"S&P 500 Turns Negative for the Year" was the headline last night and this morning. Instead of getting depressed about this fact, I want to remind investors, especially those who are still contributing to 401 (k) plans (and other periodic investing plans), that this is GOOD news!
Why? Because through the magic of that payroll deduction or automatic investment from your bank account, you are finally buying LOW. Who among us would be so brave to pile into the volatile stock market right now? Its pretty scary out there and for that reason, I am delighted to see stocks retreat 6.4 percent from the 32-month February highs, so we can all purchase shares at lower levels.
That said, if you are no longer in the contribution/accumulation phase of your financial life, these market drops can be rough. Yesterday, the S&P 500 and NASDAQ Composite did in fact venture into negative territory for the year, as fears over Japan's nuclear crisis sent investors to the sidelines. The S&P 500 dropped to 1256, one point lower than where the index started the year--the first time the index has gone negative in 2011. Important note: this is the index level, which does not include dividends. Including dividends, the index is still positive on the year! The NASDAQ is now down 1.3 percent for the year.
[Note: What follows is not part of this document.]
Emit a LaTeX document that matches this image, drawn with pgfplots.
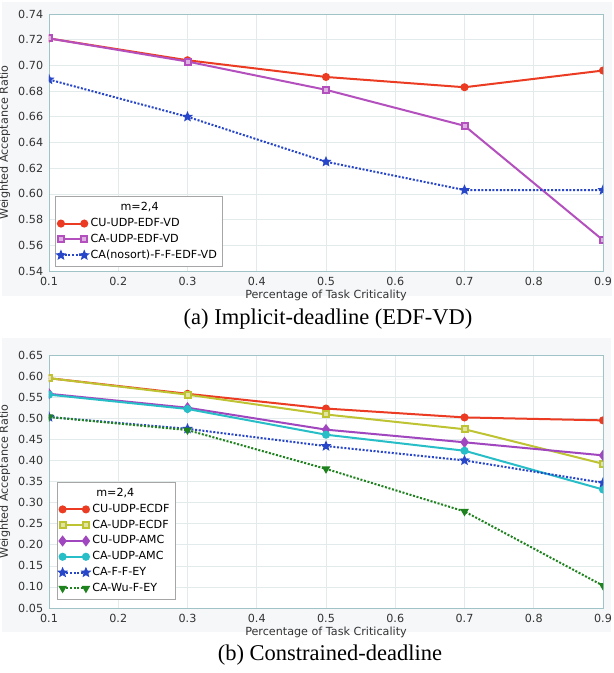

My pal and MoneyWatch blogger Allan Roth loves to remind me that our obsession with the S&P 500 or Dow Jones Industrial Average is silly. He prefers the WIlshire 5000, which as of last night's close, was up 0.29 percent for the year, including dividends. (For more on the difference among various US stock indexes, see Allan's excellent blog here.)
There should also be some solace for those who are not contributing currently: hopefully you have a diversified portfolio that can weather storms like the sort we are currently navigating. For the rest of those who are still dutifully plowing money into our various investment plans, consider the recent slide the Luck of the Irish for your portfolios!